● **Written exercise**
Among the records that follow, set down only the lines from the one containing "Recreate this image" to the one containing "t.set_fontfamily('Open Sans')", both included, exactly.

● **Material supplied**
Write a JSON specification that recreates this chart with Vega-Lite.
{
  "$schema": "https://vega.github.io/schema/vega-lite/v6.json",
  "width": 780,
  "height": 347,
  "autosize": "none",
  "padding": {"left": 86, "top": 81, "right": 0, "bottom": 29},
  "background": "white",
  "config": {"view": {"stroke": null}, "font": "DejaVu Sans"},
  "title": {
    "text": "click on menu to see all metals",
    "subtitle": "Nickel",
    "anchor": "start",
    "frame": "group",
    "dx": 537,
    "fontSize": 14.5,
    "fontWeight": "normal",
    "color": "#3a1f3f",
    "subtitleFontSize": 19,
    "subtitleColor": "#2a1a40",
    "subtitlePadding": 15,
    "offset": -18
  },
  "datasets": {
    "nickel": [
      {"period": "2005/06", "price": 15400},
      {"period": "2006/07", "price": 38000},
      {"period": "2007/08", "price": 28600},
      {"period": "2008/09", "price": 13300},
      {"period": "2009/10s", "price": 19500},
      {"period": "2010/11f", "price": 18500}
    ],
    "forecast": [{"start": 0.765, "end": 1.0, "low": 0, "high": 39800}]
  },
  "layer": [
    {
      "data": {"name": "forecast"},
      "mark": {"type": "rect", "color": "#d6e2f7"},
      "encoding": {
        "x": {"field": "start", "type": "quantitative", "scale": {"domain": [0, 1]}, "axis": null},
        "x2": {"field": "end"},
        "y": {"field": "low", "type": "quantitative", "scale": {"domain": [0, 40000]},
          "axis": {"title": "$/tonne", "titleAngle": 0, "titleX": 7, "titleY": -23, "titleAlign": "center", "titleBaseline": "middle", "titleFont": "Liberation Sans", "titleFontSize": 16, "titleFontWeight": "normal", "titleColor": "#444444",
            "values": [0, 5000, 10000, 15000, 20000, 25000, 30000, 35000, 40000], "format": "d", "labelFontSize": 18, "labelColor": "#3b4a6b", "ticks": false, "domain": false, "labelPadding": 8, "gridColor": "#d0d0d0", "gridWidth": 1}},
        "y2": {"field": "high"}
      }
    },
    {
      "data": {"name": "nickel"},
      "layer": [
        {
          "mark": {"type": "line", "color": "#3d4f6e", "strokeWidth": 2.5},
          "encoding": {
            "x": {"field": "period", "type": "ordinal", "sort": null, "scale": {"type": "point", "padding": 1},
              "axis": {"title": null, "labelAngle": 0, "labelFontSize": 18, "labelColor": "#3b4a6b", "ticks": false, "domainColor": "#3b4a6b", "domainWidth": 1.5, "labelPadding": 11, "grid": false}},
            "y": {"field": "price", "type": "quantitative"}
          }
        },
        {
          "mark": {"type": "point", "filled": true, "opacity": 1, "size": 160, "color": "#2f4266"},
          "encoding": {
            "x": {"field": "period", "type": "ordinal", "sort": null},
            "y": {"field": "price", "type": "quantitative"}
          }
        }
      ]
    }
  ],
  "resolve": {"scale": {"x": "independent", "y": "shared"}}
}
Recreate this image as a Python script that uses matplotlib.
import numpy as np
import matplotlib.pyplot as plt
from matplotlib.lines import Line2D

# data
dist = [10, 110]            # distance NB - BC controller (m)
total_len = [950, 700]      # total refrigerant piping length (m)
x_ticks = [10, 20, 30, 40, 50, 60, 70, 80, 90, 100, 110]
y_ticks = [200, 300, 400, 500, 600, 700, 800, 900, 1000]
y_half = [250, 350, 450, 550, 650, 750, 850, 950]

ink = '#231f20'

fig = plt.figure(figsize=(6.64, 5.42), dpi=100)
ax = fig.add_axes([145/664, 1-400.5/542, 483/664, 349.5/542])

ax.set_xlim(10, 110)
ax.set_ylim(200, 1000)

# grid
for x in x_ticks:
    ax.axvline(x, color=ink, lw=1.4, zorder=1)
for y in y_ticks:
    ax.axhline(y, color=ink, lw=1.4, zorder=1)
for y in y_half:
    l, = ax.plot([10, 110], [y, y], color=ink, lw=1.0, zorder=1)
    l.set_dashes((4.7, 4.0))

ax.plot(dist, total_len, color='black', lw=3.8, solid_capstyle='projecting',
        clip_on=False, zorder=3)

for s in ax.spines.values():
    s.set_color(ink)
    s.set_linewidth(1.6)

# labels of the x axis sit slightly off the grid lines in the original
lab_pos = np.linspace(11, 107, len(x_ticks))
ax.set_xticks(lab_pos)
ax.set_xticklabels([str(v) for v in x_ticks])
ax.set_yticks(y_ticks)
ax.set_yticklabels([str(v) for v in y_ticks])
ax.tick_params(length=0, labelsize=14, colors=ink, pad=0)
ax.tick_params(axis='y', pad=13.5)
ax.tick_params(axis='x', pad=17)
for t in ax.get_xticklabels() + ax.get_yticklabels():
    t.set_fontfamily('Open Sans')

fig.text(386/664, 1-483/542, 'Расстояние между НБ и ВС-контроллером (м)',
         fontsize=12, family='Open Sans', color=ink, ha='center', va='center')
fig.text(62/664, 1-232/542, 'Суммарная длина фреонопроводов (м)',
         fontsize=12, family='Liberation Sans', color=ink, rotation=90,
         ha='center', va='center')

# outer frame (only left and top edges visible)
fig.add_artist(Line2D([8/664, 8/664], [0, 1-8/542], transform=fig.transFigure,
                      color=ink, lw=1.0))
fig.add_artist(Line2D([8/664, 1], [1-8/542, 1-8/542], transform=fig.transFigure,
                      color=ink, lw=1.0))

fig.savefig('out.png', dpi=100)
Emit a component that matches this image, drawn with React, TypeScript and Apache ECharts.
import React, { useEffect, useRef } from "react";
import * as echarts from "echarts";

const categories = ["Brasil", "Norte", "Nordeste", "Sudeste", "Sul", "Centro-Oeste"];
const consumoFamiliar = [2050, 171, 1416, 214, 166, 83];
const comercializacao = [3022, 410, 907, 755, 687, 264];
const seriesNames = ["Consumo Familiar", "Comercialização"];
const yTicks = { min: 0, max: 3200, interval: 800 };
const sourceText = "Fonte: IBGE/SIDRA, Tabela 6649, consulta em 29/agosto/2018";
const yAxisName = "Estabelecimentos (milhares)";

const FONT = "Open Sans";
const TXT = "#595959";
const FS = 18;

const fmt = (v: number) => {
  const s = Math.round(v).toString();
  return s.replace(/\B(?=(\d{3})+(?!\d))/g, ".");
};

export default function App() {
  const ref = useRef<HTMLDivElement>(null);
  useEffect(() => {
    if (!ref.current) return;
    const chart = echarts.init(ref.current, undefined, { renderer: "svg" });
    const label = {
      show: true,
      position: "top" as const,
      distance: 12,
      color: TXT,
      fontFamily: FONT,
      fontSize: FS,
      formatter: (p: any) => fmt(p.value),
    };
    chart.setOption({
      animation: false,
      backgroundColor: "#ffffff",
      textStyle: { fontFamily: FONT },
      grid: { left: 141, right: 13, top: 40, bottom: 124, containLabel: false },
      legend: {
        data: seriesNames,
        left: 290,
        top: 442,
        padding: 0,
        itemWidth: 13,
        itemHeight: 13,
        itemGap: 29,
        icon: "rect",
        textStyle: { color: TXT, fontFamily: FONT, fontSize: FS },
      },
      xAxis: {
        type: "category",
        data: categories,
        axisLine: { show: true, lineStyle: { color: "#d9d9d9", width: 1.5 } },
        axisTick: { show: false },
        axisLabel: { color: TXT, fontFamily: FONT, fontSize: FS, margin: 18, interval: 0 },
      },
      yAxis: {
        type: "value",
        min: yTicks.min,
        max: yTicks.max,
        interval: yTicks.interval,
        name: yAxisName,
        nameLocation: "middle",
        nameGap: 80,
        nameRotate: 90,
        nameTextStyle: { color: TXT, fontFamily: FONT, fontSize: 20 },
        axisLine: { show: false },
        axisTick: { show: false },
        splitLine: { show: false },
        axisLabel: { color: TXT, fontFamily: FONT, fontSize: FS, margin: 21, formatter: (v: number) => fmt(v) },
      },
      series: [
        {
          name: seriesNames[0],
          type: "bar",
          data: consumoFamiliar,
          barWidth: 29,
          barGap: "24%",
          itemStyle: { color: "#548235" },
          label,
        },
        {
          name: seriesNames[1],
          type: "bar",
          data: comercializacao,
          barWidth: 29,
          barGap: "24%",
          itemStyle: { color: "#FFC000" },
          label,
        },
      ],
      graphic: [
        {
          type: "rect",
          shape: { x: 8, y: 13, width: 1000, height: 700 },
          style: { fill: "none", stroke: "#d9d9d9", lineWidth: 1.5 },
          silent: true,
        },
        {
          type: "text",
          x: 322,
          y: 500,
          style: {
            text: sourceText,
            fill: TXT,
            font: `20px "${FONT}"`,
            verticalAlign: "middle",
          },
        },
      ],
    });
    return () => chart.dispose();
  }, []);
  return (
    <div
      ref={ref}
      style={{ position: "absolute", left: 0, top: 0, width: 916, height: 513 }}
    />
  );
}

● **Solution to the exercise**
Recreate this image as a Python script that uses matplotlib.
import numpy as np
import matplotlib.pyplot as plt
from matplotlib.lines import Line2D

# data
dist = [10, 110]            # distance NB - BC controller (m)
total_len = [950, 700]      # total refrigerant piping length (m)
x_ticks = [10, 20, 30, 40, 50, 60, 70, 80, 90, 100, 110]
y_ticks = [200, 300, 400, 500, 600, 700, 800, 900, 1000]
y_half = [250, 350, 450, 550, 650, 750, 850, 950]

ink = '#231f20'

fig = plt.figure(figsize=(6.64, 5.42), dpi=100)
ax = fig.add_axes([145/664, 1-400.5/542, 483/664, 349.5/542])

ax.set_xlim(10, 110)
ax.set_ylim(200, 1000)

# grid
for x in x_ticks:
    ax.axvline(x, color=ink, lw=1.4, zorder=1)
for y in y_ticks:
    ax.axhline(y, color=ink, lw=1.4, zorder=1)
for y in y_half:
    l, = ax.plot([10, 110], [y, y], color=ink, lw=1.0, zorder=1)
    l.set_dashes((4.7, 4.0))

ax.plot(dist, total_len, color='black', lw=3.8, solid_capstyle='projecting',
        clip_on=False, zorder=3)

for s in ax.spines.values():
    s.set_color(ink)
    s.set_linewidth(1.6)

# labels of the x axis sit slightly off the grid lines in the original
lab_pos = np.linspace(11, 107, len(x_ticks))
ax.set_xticks(lab_pos)
ax.set_xticklabels([str(v) for v in x_ticks])
ax.set_yticks(y_ticks)
ax.set_yticklabels([str(v) for v in y_ticks])
ax.tick_params(length=0, labelsize=14, colors=ink, pad=0)
ax.tick_params(axis='y', pad=13.5)
ax.tick_params(axis='x', pad=17)
for t in ax.get_xticklabels() + ax.get_yticklabels():
    t.set_fontfamily('Open Sans')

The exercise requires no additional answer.